# Import and clean downloaded weather data

In [1]:
'''
Author: Brian Mukeswe
Institution: The University of Edinburgh
Date: May 17, 2019

'''
import pandas as pd
import numpy as np

def append_row(data_frame, row_items):
    '''Add a new row to a data frame'''

    item_array = np.array(row_items).reshape(1,len(data_frame.columns))
    
    item_data = pd.DataFrame(item_array,columns=data_frame.columns) 
    
    return pd.concat([data_frame, item_data], axis=0)

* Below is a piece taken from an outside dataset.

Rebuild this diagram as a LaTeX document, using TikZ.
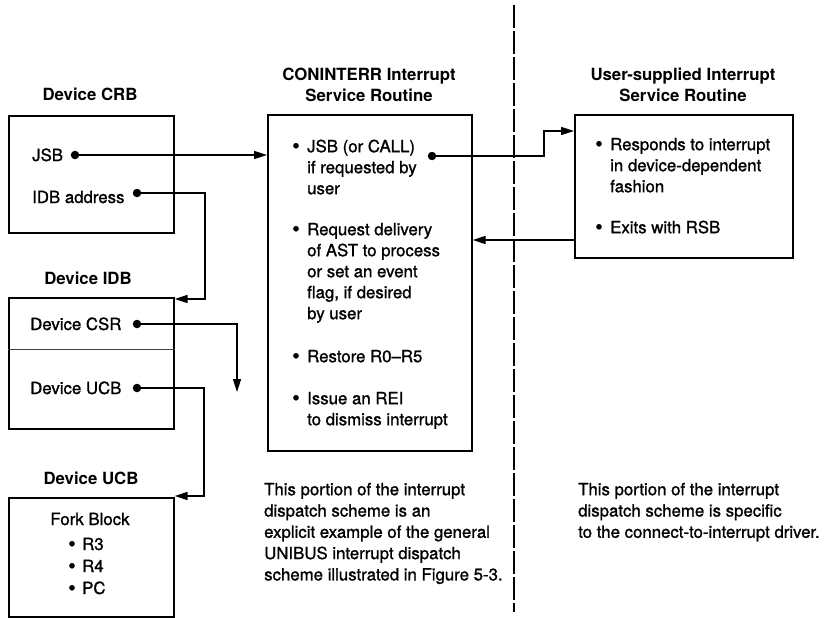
\documentclass[tikz,border=0pt]{standalone}
\usepackage{fontspec}
\setmainfont{TeX Gyre Heros}[UprightFeatures={FakeBold=1.2}]
\usetikzlibrary{arrows.meta}
\newcommand\bodyfont{\fontsize{16.8}{21}\selectfont}
\newcommand\notefont{\fontsize{16.8}{21.3}\selectfont}
\newcommand\firstline{\rule{0pt}{13pt}}
\newcommand\blt{\raisebox{-1pt}{\fontsize{21}{21}\selectfont\textbullet}}

\begin{document}
\begin{tikzpicture}[x=1pt,y=-1pt,
  box/.style={draw, line width=1.7pt, inner sep=0, anchor=north west},
  title/.style={font=\bodyfont\bfseries, inner sep=0, align=center, anchor=north},
  lbl/.style={font=\bodyfont, inner sep=0, anchor=base west},
  item/.style={font=\bodyfont, inner sep=0, anchor=north west, align=left},
  bul/.style={font=\bodyfont, inner sep=0, anchor=base},
  note/.style={font=\notefont, inner sep=0, anchor=north west, align=left},
  dot/.style={circle, fill, inner sep=0, minimum size=8.5pt},
  link/.style={line width=1.6pt},
  arr/.style={link, -{Triangle[length=13pt,width=8pt]}},
]
\useasboundingbox (0,0) rectangle (828,618);

% ---- left column: control blocks ----
\node[title, anchor=base] (crbtitle) at (90,101) {Device CRB};
\node[box, minimum width=165pt, minimum height=117pt] (crb) at (8,115) {};
\node[lbl] (jsb) at (32,161) {JSB};
\node[dot] (jsbdot) at (75,155) {};
\node[lbl] (idbaddr) at (32,203) {IDB address};
\node[dot] (idbdot) at (137,193) {};

\node[title, anchor=base] (idbtitle) at (88,284) {Device IDB};
\node[box, minimum width=165pt, minimum height=131pt] (idb) at (8,297) {};
\draw[line width=0.9pt, black!75] (idb.west |- 0,349) -- (idb.east |- 0,349);
\node[lbl] (csr) at (30,330) {Device CSR};
\node[dot] (csrdot) at (137,324) {};
\node[lbl] (ucbref) at (30,394) {Device UCB};
\node[dot] (ucbdot) at (137,388) {};

\node[title, anchor=base] (ucbtitle) at (91,484) {Device UCB};
\node[box, minimum width=165pt, minimum height=119pt] (ucb) at (8,497) {};
\node[font=\bodyfont, inner sep=0, anchor=base] (fork) at (90,525) {Fork Block};
\node[bul] (rb3) at (72,550) {\blt};
\node[lbl] (r3) at (82,550) {R3};
\node[bul] (rb4) at (72,572) {\blt};
\node[lbl] (r4) at (82,572) {R4};
\node[bul] (rb5) at (72,594) {\blt};
\node[lbl] (pc) at (82,594) {PC};

% ---- CONINTERR service routine ----
\node[title] (contitle) at (369,67) {\firstline CONINTERR Interrupt\\Service Routine};
\node[box, minimum width=204pt, minimum height=336pt] (con) at (267,114) {};
\node[bul] (cb1) at (296,152) {\blt};
\node[item] (ci1) at (307,139) {\firstline JSB (or CALL)\\if requested by\\user};
\node[dot] (calldot) at (432,156) {};
\node[bul] (cb2) at (296,235) {\blt};
\node[item] (ci2) at (307,222) {\firstline Request delivery\\of AST to process\\or set an event\\flag, if desired\\by user};
\node[bul] (cb3) at (296,362) {\blt};
\node[item] (ci3) at (307,349) {\firstline Restore R0--R5};
\node[bul] (cb4) at (296,404) {\blt};
\node[item] (ci4) at (307,391) {\firstline Issue an REI\\to dismiss interrupt};

% ---- user-supplied service routine ----
\node[title] (usrtitle) at (683,67) {\firstline User-supplied Interrupt\\Service Routine};
\node[box, minimum width=218pt, minimum height=143pt] (usr) at (574,114) {};
\node[bul] (ub1) at (599,150) {\blt};
\node[item] (ui1) at (610,137) {\firstline Responds to interrupt\\in device-dependent\\fashion};
\node[bul] (ub2) at (599,233) {\blt};
\node[item] (ui2) at (610,220) {\firstline Exits with RSB};

% ---- divider between the two portions ----
\coordinate (divtop) at (514,5);
\coordinate (divbot) at (514,612);
\draw[line width=2pt, dash pattern=on 23pt off 3pt] (divtop) -- (divbot);

% ---- notes ----
\node[note] (noteleft) at (264,482) {\firstline This portion of the interrupt\\dispatch scheme is an\\explicit example of the general\\UNIBUS interrupt dispatch\\scheme illustrated in Figure 5-3.};
\node[note] (noteright) at (578,482) {\firstline This portion of the interrupt\\dispatch scheme is specific\\to the connect-to-interrupt driver.};

% ---- connectors ----
\draw[arr] (jsbdot) -- (con.west |- jsbdot);
\coordinate (idbbend) at (205,299);
\draw[arr] (idbdot) -| (idbbend) -- (idb.east |- idbbend);
\coordinate (csrend) at (237,392);
\draw[arr] (csrdot) -| (csrend);
\coordinate (ucbbend) at (204,496);
\draw[arr] (ucbdot) -| (ucbbend) -- (ucb.east |- ucbbend);
\coordinate (callbend) at (544,131);
\draw[arr] (calldot) -| (callbend) -- (usr.west |- callbend);
\coordinate (retlevel) at (0,240);
\draw[arr] (usr.west |- retlevel) -- (con.east |- retlevel);
\end{tikzpicture}
\end{document}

def insert_line(line, data, station, index):
    ''' Read the data entries on a given line in the text file
        return: A list containing the entries on the line
    '''
    cols = line.strip().split(" ")
    items = [station]
    
    for item in cols:
        if item!='':
            
            # Clean data entries
            clean_item = item.replace("*","")
            clean_item = clean_item.replace("#","")
            clean_item = clean_item.replace("---","1000") # 1000 is used to indicate a missing value
            clean_item = clean_item.replace("$", "")
            
            items.append(clean_item)
            if len(items)>=8:
                items.append(index)
                index += 1
                break
    
    # DEBUGGING
    if len(items)<8:
        print(station, items)
        
    # make sure the row item matches the dataframe size
    if len(items)==len(data.columns):
        data = append_row(data, items)   
        
    return data, index

In [2]:
def get_names(name_list):
    '''Retrieves and cleans list of station names'''
    names = open(name_list, "r").readlines()
    clean_names = []
    
    for name in names:
        clean_names.append(name.replace("\n", ""))
        
    return clean_names

In [3]:
def add_station(station, data, index):
    '''Adds the data of a specified station to a dataframe'''
    
    lines = open("data\\"+station+".txt").readlines()
    
    for line in range(8, len(lines)):
        data, index = insert_line(lines[line], data, station, index)
        
    return data, index

## Load data from all stations into a dataframe

In [4]:
column_names = ["station_name", "year", "month", "tmax_degC", "tmin_degC", "af_days", "rain_mm", "sun_hours", "INDEX"]
data = pd.DataFrame(columns=column_names)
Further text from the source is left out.